### DATA EXTRACT
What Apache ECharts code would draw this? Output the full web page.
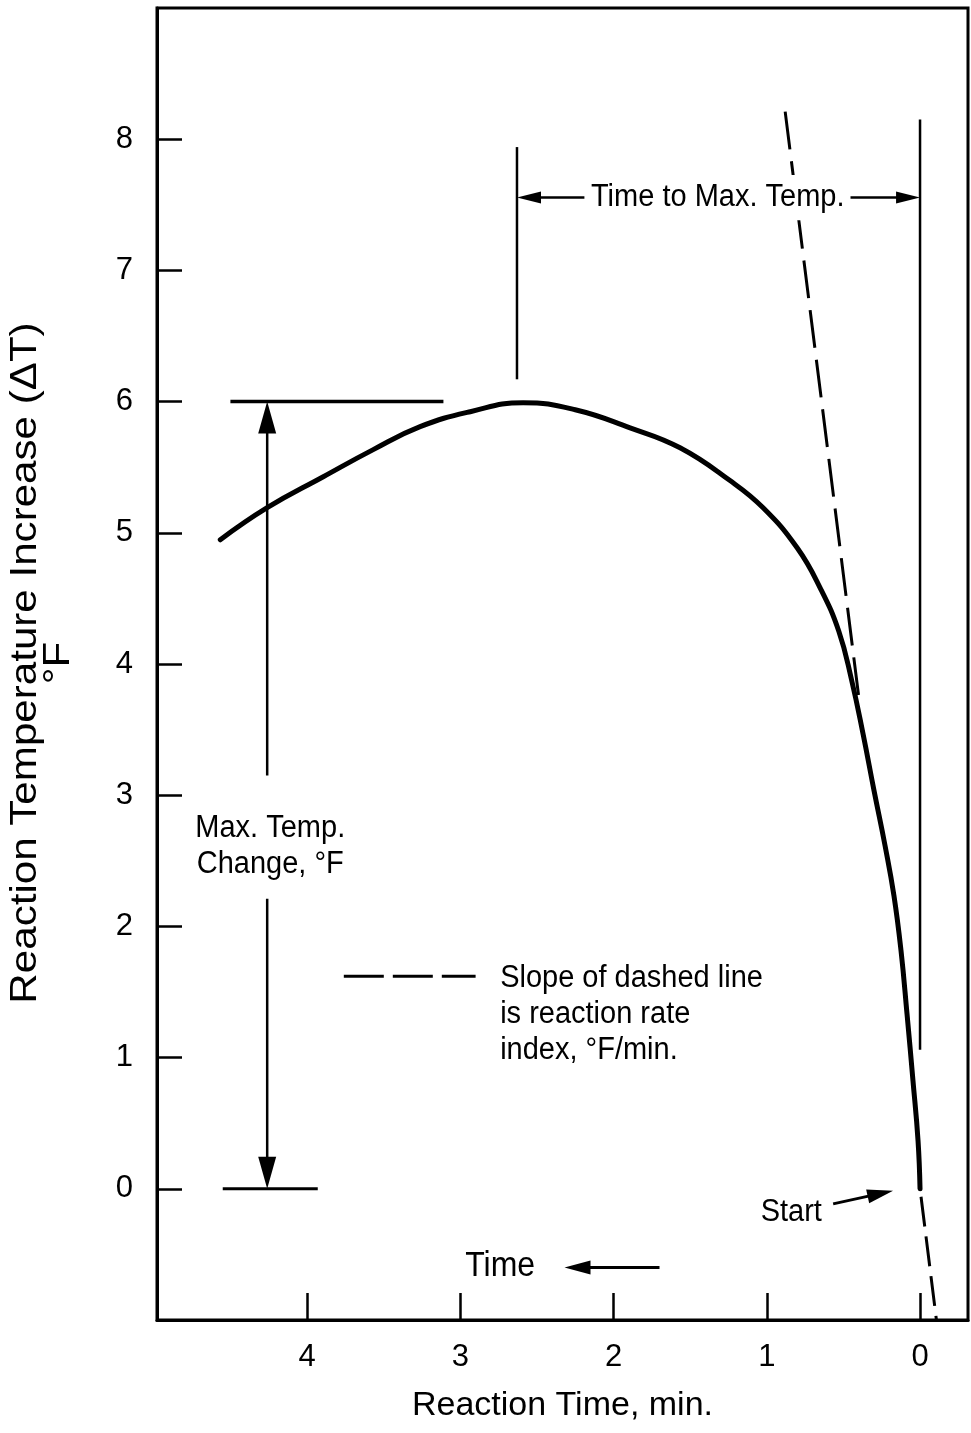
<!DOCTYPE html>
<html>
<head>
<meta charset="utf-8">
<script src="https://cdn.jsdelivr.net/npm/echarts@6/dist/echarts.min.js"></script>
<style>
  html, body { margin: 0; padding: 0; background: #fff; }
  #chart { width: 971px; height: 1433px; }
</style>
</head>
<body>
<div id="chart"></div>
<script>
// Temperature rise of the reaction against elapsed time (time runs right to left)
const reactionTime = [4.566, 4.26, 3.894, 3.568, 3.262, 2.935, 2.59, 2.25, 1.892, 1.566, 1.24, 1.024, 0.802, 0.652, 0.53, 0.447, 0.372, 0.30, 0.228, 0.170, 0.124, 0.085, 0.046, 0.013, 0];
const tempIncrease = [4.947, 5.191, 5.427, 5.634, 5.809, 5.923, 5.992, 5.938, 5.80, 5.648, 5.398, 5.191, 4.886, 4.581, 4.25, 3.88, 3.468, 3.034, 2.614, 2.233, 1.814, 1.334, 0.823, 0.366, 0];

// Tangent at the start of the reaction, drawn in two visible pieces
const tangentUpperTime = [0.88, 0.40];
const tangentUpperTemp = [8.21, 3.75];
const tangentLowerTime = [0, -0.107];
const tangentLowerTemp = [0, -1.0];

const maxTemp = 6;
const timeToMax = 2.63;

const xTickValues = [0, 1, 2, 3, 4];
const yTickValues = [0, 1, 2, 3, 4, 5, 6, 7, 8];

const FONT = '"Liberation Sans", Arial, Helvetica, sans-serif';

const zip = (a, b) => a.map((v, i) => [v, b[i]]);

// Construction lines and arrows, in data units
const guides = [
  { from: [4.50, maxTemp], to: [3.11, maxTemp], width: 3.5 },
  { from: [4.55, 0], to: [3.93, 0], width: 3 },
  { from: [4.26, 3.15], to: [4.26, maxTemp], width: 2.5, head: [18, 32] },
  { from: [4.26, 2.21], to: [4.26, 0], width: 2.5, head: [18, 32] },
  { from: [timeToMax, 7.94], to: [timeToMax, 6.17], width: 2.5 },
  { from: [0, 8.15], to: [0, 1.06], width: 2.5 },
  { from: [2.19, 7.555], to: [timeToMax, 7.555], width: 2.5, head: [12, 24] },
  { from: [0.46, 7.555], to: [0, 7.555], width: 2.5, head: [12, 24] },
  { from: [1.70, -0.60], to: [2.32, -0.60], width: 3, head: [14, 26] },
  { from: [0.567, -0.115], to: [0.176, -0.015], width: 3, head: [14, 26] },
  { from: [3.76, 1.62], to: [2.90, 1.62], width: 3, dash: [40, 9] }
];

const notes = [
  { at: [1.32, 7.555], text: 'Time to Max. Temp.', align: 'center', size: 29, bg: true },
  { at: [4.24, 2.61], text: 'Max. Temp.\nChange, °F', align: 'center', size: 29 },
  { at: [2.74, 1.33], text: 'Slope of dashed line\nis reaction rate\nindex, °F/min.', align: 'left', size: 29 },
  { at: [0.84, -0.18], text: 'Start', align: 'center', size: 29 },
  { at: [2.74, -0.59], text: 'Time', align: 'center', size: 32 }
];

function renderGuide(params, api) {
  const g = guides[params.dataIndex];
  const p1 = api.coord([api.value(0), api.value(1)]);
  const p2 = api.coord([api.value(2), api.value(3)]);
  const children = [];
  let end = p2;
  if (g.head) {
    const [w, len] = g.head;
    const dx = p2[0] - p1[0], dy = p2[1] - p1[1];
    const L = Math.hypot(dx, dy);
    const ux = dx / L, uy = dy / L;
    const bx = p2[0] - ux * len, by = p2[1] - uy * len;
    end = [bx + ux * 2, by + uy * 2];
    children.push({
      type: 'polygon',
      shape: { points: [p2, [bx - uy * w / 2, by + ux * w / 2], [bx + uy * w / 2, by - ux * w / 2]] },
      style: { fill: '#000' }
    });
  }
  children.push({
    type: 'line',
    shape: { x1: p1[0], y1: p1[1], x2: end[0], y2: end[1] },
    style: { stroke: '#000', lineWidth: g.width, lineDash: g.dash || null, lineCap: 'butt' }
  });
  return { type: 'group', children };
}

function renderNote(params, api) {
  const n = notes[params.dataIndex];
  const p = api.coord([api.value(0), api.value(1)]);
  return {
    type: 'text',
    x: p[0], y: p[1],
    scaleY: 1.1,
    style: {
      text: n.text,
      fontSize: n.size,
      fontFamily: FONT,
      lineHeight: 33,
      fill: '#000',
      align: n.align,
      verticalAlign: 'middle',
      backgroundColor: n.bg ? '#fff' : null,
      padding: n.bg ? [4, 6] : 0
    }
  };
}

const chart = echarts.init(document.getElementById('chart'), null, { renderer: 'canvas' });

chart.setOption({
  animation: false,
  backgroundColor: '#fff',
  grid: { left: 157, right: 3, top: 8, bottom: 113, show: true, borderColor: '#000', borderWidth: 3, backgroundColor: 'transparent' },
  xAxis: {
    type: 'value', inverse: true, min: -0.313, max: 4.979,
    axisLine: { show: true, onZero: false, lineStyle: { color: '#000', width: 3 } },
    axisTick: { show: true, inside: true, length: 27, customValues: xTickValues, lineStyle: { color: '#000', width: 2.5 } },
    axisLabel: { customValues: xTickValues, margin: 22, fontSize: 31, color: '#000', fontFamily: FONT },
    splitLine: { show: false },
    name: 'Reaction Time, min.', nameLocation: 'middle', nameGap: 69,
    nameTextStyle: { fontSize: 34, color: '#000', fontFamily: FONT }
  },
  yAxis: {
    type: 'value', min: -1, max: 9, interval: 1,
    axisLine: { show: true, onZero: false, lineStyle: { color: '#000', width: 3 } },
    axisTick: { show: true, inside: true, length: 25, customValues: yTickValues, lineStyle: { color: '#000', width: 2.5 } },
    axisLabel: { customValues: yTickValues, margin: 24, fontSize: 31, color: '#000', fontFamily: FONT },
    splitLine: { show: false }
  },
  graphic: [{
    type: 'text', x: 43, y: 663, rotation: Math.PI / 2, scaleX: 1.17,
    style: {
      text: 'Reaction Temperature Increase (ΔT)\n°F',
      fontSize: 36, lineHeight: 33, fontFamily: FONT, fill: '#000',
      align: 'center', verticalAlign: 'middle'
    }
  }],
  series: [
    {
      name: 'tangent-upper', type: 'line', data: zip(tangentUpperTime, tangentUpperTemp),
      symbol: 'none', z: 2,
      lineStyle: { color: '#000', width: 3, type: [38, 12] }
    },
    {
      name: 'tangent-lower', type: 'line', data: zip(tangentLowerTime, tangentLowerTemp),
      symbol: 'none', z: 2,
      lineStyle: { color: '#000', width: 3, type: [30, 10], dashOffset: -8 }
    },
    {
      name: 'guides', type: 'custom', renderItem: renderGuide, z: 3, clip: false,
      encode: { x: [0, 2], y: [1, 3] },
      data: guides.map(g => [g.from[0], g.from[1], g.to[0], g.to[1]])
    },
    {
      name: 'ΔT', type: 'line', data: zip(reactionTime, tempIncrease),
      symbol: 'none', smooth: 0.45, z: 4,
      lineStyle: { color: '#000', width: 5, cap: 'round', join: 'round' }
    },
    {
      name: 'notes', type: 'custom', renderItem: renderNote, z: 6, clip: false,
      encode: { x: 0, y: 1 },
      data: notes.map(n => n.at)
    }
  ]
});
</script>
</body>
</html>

### INSTRUCTIONS FOR THE TASK
Reproduce every line above as written, skipping pictures.

### EXPECTED OUTPUT
What Apache ECharts code would draw this? Output the full web page.
<!DOCTYPE html>
<html>
<head>
<meta charset="utf-8">
<script src="https://cdn.jsdelivr.net/npm/echarts@6/dist/echarts.min.js"></script>
<style>
  html, body { margin: 0; padding: 0; background: #fff; }
  #chart { width: 971px; height: 1433px; }
</style>
</head>
<body>
<div id="chart"></div>
<script>
// Temperature rise of the reaction against elapsed time (time runs right to left)
const reactionTime = [4.566, 4.26, 3.894, 3.568, 3.262, 2.935, 2.59, 2.25, 1.892, 1.566, 1.24, 1.024, 0.802, 0.652, 0.53, 0.447, 0.372, 0.30, 0.228, 0.170, 0.124, 0.085, 0.046, 0.013, 0];
const tempIncrease = [4.947, 5.191, 5.427, 5.634, 5.809, 5.923, 5.992, 5.938, 5.80, 5.648, 5.398, 5.191, 4.886, 4.581, 4.25, 3.88, 3.468, 3.034, 2.614, 2.233, 1.814, 1.334, 0.823, 0.366, 0];

// Tangent at the start of the reaction, drawn in two visible pieces
const tangentUpperTime = [0.88, 0.40];
const tangentUpperTemp = [8.21, 3.75];
const tangentLowerTime = [0, -0.107];
const tangentLowerTemp = [0, -1.0];

const maxTemp = 6;
const timeToMax = 2.63;

const xTickValues = [0, 1, 2, 3, 4];
const yTickValues = [0, 1, 2, 3, 4, 5, 6, 7, 8];

const FONT = '"Liberation Sans", Arial, Helvetica, sans-serif';

const zip = (a, b) => a.map((v, i) => [v, b[i]]);

// Construction lines and arrows, in data units
const guides = [
  { from: [4.50, maxTemp], to: [3.11, maxTemp], width: 3.5 },
  { from: [4.55, 0], to: [3.93, 0], width: 3 },
  { from: [4.26, 3.15], to: [4.26, maxTemp], width: 2.5, head: [18, 32] },
  { from: [4.26, 2.21], to: [4.26, 0], width: 2.5, head: [18, 32] },
  { from: [timeToMax, 7.94], to: [timeToMax, 6.17], width: 2.5 },
  { from: [0, 8.15], to: [0, 1.06], width: 2.5 },
  { from: [2.19, 7.555], to: [timeToMax, 7.555], width: 2.5, head: [12, 24] },
  { from: [0.46, 7.555], to: [0, 7.555], width: 2.5, head: [12, 24] },
  { from: [1.70, -0.60], to: [2.32, -0.60], width: 3, head: [14, 26] },
  { from: [0.567, -0.115], to: [0.176, -0.015], width: 3, head: [14, 26] },
  { from: [3.76, 1.62], to: [2.90, 1.62], width: 3, dash: [40, 9] }
];

const notes = [
  { at: [1.32, 7.555], text: 'Time to Max. Temp.', align: 'center', size: 29, bg: true },
  { at: [4.24, 2.61], text: 'Max. Temp.\nChange, °F', align: 'center', size: 29 },
  { at: [2.74, 1.33], text: 'Slope of dashed line\nis reaction rate\nindex, °F/min.', align: 'left', size: 29 },
  { at: [0.84, -0.18], text: 'Start', align: 'center', size: 29 },
  { at: [2.74, -0.59], text: 'Time', align: 'center', size: 32 }
];

function renderGuide(params, api) {
  const g = guides[params.dataIndex];
  const p1 = api.coord([api.value(0), api.value(1)]);
  const p2 = api.coord([api.value(2), api.value(3)]);
  const children = [];
  let end = p2;
  if (g.head) {
    const [w, len] = g.head;
    const dx = p2[0] - p1[0], dy = p2[1] - p1[1];
    const L = Math.hypot(dx, dy);
    const ux = dx / L, uy = dy / L;
    const bx = p2[0] - ux * len, by = p2[1] - uy * len;
    end = [bx + ux * 2, by + uy * 2];
    children.push({
      type: 'polygon',
      shape: { points: [p2, [bx - uy * w / 2, by + ux * w / 2], [bx + uy * w / 2, by - ux * w / 2]] },
      style: { fill: '#000' }
    });
  }
  children.push({
    type: 'line',
    shape: { x1: p1[0], y1: p1[1], x2: end[0], y2: end[1] },
    style: { stroke: '#000', lineWidth: g.width, lineDash: g.dash || null, lineCap: 'butt' }
  });
  return { type: 'group', children };
}

function renderNote(params, api) {
  const n = notes[params.dataIndex];
  const p = api.coord([api.value(0), api.value(1)]);
  return {
    type: 'text',
    x: p[0], y: p[1],
    scaleY: 1.1,
    style: {
      text: n.text,
      fontSize: n.size,
      fontFamily: FONT,
      lineHeight: 33,
      fill: '#000',
      align: n.align,
      verticalAlign: 'middle',
      backgroundColor: n.bg ? '#fff' : null,
      padding: n.bg ? [4, 6] : 0
    }
  };
}

const chart = echarts.init(document.getElementById('chart'), null, { renderer: 'canvas' });

chart.setOption({
  animation: false,
  backgroundColor: '#fff',
  grid: { left: 157, right: 3, top: 8, bottom: 113, show: true, borderColor: '#000', borderWidth: 3, backgroundColor: 'transparent' },
  xAxis: {
    type: 'value', inverse: true, min: -0.313, max: 4.979,
    axisLine: { show: true, onZero: false, lineStyle: { color: '#000', width: 3 } },
    axisTick: { show: true, inside: true, length: 27, customValues: xTickValues, lineStyle: { color: '#000', width: 2.5 } },
    axisLabel: { customValues: xTickValues, margin: 22, fontSize: 31, color: '#000', fontFamily: FONT },
    splitLine: { show: false },
    name: 'Reaction Time, min.', nameLocation: 'middle', nameGap: 69,
    nameTextStyle: { fontSize: 34, color: '#000', fontFamily: FONT }
  },
  yAxis: {
    type: 'value', min: -1, max: 9, interval: 1,
    axisLine: { show: true, onZero: false, lineStyle: { color: '#000', width: 3 } },
    axisTick: { show: true, inside: true, length: 25, customValues: yTickValues, lineStyle: { color: '#000', width: 2.5 } },
    axisLabel: { customValues: yTickValues, margin: 24, fontSize: 31, color: '#000', fontFamily: FONT },
    splitLine: { show: false }
  },
  graphic: [{
    type: 'text', x: 43, y: 663, rotation: Math.PI / 2, scaleX: 1.17,
    style: {
      text: 'Reaction Temperature Increase (ΔT)\n°F',
      fontSize: 36, lineHeight: 33, fontFamily: FONT, fill: '#000',
      align: 'center', verticalAlign: 'middle'
    }
  }],
  series: [
    {
      name: 'tangent-upper', type: 'line', data: zip(tangentUpperTime, tangentUpperTemp),
      symbol: 'none', z: 2,
      lineStyle: { color: '#000', width: 3, type: [38, 12] }
    },
    {
      name: 'tangent-lower', type: 'line', data: zip(tangentLowerTime, tangentLowerTemp),
      symbol: 'none', z: 2,
      lineStyle: { color: '#000', width: 3, type: [30, 10], dashOffset: -8 }
    },
    {
      name: 'guides', type: 'custom', renderItem: renderGuide, z: 3, clip: false,
      encode: { x: [0, 2], y: [1, 3] },
      data: guides.map(g => [g.from[0], g.from[1], g.to[0], g.to[1]])
    },
    {
      name: 'ΔT', type: 'line', data: zip(reactionTime, tempIncrease),
      symbol: 'none', smooth: 0.45, z: 4,
      lineStyle: { color: '#000', width: 5, cap: 'round', join: 'round' }
    },
    {
      name: 'notes', type: 'custom', renderItem: renderNote, z: 6, clip: false,
      encode: { x: 0, y: 1 },
      data: notes.map(n => n.at)
    }
  ]
});
</script>
</body>
</html>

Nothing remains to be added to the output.